In the following it is shown that the MPS with the DWB objective (MPS-D-DWB) is NP-complete in the strong sense by reducing it to the well known 3-partition problem.

Given a number B, the decision problem related to the MPS (MPS-D) with an objective function z is to answer the following question:

• Exists a feasible schedule x with an objective value \( z(x) \le B \)?

Since a given schedule can be evaluated in polynomial time, MPS-D belongs to NP.

The 3-partition can be formulated as follows. Let \( A = \left\{ {a_{1} , \ldots ,a_{3m} } \right\} \) be a set of 3m positive integers. The problem is to determine m disjoint subsets, \( S_{1} , \ldots ,S_{m} \), each containing exactly 3 elements and with an equal weight: \( \sum\nolimits_{{a_{i} \in S_{1} }} {a_{i} } = \ldots = \sum\nolimits_{{a_{i} \in S_{m} }} {a_{i} } \).

The solution is yes if such a partition exists and no otherwise.

To reduce the MPS to the 3-partition problem it is to be proofed that an instance of the MPS can be linearly transformed into an instance of the 3-partition problem and if and only if the answer to the question of the MPS-D is yes the answer to the corresponding 3-partition problem is yes, as well.

For an instance of the 3-partition problem generate an instance of the MPS-D-DWB problem with an assembly line consisting of one single station, an order \( o_{i} \) for every integer \( a_{i} \) with a processing time of a ₁ time units, m periods with a capacity of 3 Units and set B equal to 0. Obviously, this transformation is linear.
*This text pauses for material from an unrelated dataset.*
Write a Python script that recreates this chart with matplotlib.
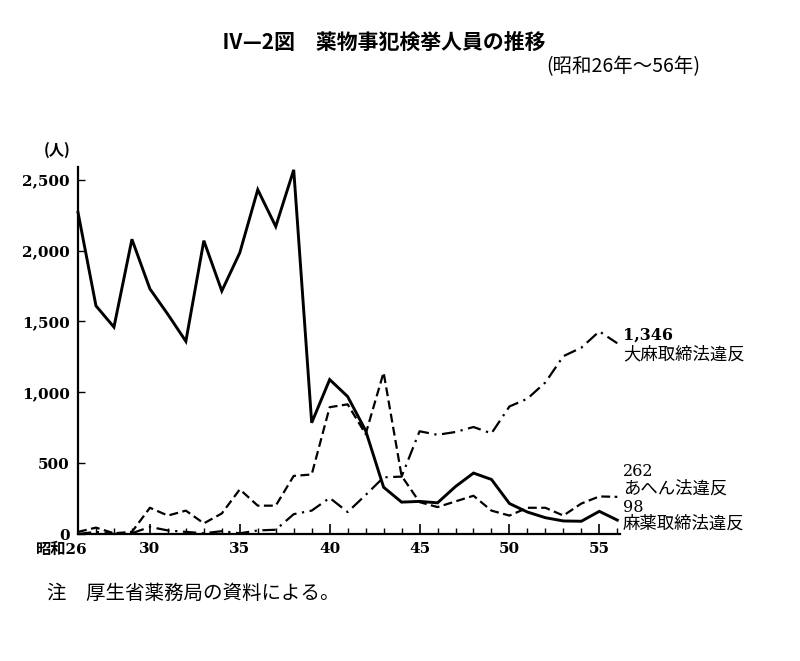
import matplotlib
matplotlib.use("Agg")
import matplotlib.pyplot as plt
from matplotlib.ticker import FuncFormatter, MultipleLocator
import matplotlib.transforms as mtransforms

plt.rcParams['font.family'] = ['DejaVu Serif', 'Noto Sans CJK JP']
plt.rcParams['axes.unicode_minus'] = False

# 昭和26年〜56年
years = list(range(26, 57))

# 麻薬取締法違反 (solid)
mayaku = [2270, 1610, 1460, 2080, 1730, 1550, 1360, 2070, 1715, 1985,
          2430, 2170, 2570, 785, 1090, 970, 730, 330, 225, 230,
          220, 335, 430, 385, 215, 155, 115, 92, 90, 160, 98]

# あへん法違反 (dashed)
ahen = [15, 45, 5, 15, 185, 130, 165, 75, 145, 315,
        200, 200, 410, 420, 895, 915, 705, 1140, 410, 225,
        190, 230, 270, 165, 130, 185, 185, 130, 215, 265, 262]

# 大麻取締法違反 (dash-dot)
taima = [0, 15, 0, 5, 50, 25, 15, 5, 20, 5,
         25, 30, 140, 165, 255, 155, 275, 400, 405, 725,
         700, 720, 755, 710, 900, 955, 1070, 1255, 1315, 1430, 1346]

xtick_pos = [26, 30, 35, 40, 45, 50, 55]
xtick_labels = ['昭和26', '30', '35', '40', '45', '50', '55']
yticks = [0, 500, 1000, 1500, 2000, 2500]

W, H = 800, 661
fig = plt.figure(figsize=(W / 100, H / 100), dpi=100)


def px(x, y):
    return x / W, 1 - y / H


ax = fig.add_axes([78 / W, 1 - 534 / H, (620 - 78) / W, (534 - 167) / H])

ax.plot(years, mayaku, color='black', lw=2.1, solid_joinstyle='miter', clip_on=False)
ax.plot(years, ahen, color='black', lw=1.6, dashes=(4, 2), clip_on=False)
ax.plot(years, taima, color='black', lw=1.6, dashes=(6, 2.5, 1, 2.5), clip_on=False)

ax.set_xlim(26, 56.15)
ax.set_ylim(0, 2590)

for side in ['top', 'right']:
    ax.spines[side].set_visible(False)
for side in ['left', 'bottom']:
    ax.spines[side].set_linewidth(1.6)

ax.set_xticks(xtick_pos)
ax.set_xticklabels(xtick_labels)
ax.xaxis.set_minor_locator(MultipleLocator(1))
ax.set_yticks(yticks)
ax.yaxis.set_major_formatter(FuncFormatter(lambda v, p: f'{int(v):,}'))

ax.tick_params(axis='x', which='major', direction='in', length=7, width=1.2, pad=6)
ax.tick_params(axis='x', which='minor', direction='in', length=4, width=1.0)
ax.tick_params(axis='y', which='major', direction='in', length=5, width=1.0, pad=6)
for lab in ax.get_xticklabels() + ax.get_yticklabels():
    lab.set_fontweight('bold')
    lab.set_fontsize(11)

# keep "26" of 昭和26 under its tick
first = ax.get_xticklabels()[0]
first.set_horizontalalignment('right')
first.set_transform(first.get_transform() + mtransforms.ScaledTranslation(10 / 100, 0, fig.dpi_scale_trans))

# unit label
fig.text(*px(57, 150), '(人)', ha='center', va='center', fontsize=11,
         family=['Noto Sans CJK JP'], fontweight='bold')

# series labels at right
fig.text(*px(623, 335), f'{taima[-1]:,}', ha='left', va='center', fontsize=11.5, fontweight='bold')
fig.text(*px(623, 354), '大麻取締法違反', ha='left', va='center', fontsize=12.5,
         family=['Noto Sans CJK JP'])
fig.text(*px(623, 472), f'{ahen[-1]:,}', ha='left', va='center', fontsize=11.5)
fig.text(*px(623, 489), 'あへん法違反', ha='left', va='center', fontsize=12.5,
         family=['Noto Sans CJK JP'])
fig.text(*px(623, 507), f'{mayaku[-1]:,}', ha='left', va='center', fontsize=11.5)
fig.text(*px(623, 524), '麻薬取締法違反', ha='left', va='center', fontsize=12.5,
         family=['Noto Sans CJK JP'])

# title
fig.text(*px(222, 42), 'Ⅳ—2図　薬物事犯検挙人員の推移', ha='left', va='center',
         fontsize=15, fontweight='bold', family=['Noto Sans CJK JP'])
fig.text(*px(700, 67), '(昭和26年〜56年)', ha='right', va='center', fontsize=14,
         family=['Noto Sans CJK JP'])

# note
fig.text(*px(47, 593), '注　厚生省薬務局の資料による。', ha='left', va='center',
         fontsize=14, family=['Noto Sans CJK JP'])

fig.savefig('out.png', dpi=100, facecolor='white')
Given a feasible schedule of the MPS-D-DWB the subsets \( S_{1} \ldots S_{m} \) can easily be generated by identifying every set with a period and assigning the numbers represented by the respective orders. If the answer to the MPS-D is yes, every period has an equal workload. Consequently, the answer to the respective 3-partition problem is yes. Conversely, if a 3-partition exists, the subsets define a feasible solution to the MPS-D-DWB problem. Hence, the MPS-D-DWB problem is as complex as the 3-partition problem which is NP complete in the strong sense (cf. Garey and Johnson 1979).

The preceding proof can easily be adopted according to the IWB, MMW and PIA objectives of the MPS.